Want to enjoy music more or try playing an instrument but don’t know where to begin? This guide gives clear, useful steps you can use today. No jargon, no fluff—just simple actions that help you hear, learn, and enjoy music fast.
Pick one clear goal: relax, learn a genre, or study songwriting. If you want calm, try short classical pieces like Pachelbel’s Canon or Debussy’s piano miniatures. For energy, sample rock anthems or a recent electronic track. If you want to understand songwriting, listen to a pop hit and follow the hook, verse, and bridge. Create three short playlists—calm, study, and movement—with 5–8 tracks each. Play them across the week and notice what sticks. Use apps that show credits so you can find producers and instruments behind a sound.
Don’t skip live music. Visit a small jazz set, an open mic, or a local folk night. Live shows reveal how musicians interact, improvise, and control tone—things studio recordings hide. If going out isn’t possible, watch live sessions online and focus on one instrument at a time.
Think about space, budget, and your goals. Want portability and quick progress? Try ukulele or acoustic guitar. Prefer electronic sounds and production? Start with a basic MIDI keyboard and free DAW software. If you want structure and a long-term challenge, a piano is a solid pick.
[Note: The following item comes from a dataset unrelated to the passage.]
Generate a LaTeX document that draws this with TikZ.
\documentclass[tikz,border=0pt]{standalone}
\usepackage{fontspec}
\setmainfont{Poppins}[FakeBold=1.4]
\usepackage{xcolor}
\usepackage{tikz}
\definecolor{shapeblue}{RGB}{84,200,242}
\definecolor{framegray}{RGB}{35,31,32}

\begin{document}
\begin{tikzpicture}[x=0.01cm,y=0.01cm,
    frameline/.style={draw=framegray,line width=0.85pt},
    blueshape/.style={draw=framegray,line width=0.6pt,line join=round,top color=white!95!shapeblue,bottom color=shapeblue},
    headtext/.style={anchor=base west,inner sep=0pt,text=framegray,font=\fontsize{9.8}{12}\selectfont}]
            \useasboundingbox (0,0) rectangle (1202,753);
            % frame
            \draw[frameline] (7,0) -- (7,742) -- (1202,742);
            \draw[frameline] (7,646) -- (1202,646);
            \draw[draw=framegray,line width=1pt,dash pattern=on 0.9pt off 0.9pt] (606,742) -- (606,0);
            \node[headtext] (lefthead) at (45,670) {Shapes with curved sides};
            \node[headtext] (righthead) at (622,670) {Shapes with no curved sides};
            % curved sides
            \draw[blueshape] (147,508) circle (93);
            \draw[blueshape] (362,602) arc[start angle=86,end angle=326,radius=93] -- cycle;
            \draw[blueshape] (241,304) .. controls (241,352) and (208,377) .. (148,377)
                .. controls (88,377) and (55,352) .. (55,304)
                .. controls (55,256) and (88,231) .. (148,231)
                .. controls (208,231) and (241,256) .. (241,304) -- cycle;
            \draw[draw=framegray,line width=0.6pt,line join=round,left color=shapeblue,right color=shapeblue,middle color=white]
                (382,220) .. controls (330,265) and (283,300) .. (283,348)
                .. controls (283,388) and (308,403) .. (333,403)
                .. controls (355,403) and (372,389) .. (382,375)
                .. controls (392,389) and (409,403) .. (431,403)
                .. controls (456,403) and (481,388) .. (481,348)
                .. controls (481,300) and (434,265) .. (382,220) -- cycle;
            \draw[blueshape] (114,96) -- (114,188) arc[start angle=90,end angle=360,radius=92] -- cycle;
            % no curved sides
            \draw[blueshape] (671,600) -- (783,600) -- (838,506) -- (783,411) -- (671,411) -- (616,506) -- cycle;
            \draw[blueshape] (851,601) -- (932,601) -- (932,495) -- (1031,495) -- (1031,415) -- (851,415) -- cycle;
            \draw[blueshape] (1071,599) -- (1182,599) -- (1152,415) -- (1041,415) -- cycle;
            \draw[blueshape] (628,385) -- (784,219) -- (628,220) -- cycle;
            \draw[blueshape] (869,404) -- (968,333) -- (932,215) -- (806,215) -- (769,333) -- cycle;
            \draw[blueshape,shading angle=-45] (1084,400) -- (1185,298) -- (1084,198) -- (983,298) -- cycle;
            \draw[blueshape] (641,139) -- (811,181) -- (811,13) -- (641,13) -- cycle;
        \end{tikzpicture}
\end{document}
Rent or buy used gear to keep costs down.
Start with a 15-minute daily habit. Break practice into three parts: warm-up (5 minutes), focused skill (7 minutes), and fun play (3 minutes). Warm-ups could be simple scales or strumming. Focused skill means one chord change, one riff, or one rhythm pattern. Fun play is jamming along to a song you love. Small daily wins beat occasional marathon sessions.
Use concrete learning tools: a tuner and metronome app, short how-to videos, and a simple method book or curated playlist of beginner songs. Record one short clip each week. Listening back shows progress faster than you think.
Explore genres deliberately. Try a list of ten different styles—classical, jazz, blues, soul, rock, country, electronic, hip hop, world music, and folk. Spend two hours with each: one hour listening, one hour reading about key artists and signature songs. That focused attention builds taste and helps you spot what you want to learn next.
If you need structure, follow a simple plan for three months: month one—listening and one instrument basics; month two—basic songs and rhythm; month three—small performance or recording. Share one short clip with a friend or online group for feedback. Real feedback beats guessing.
Music is a practice, not a test. Small, consistent steps and targeted listening open more doors than long, unfocused effort. Pick one action from this page and do it today—add a playlist, try a chord, or watch a live session—and you’ll be surprised how quickly things change.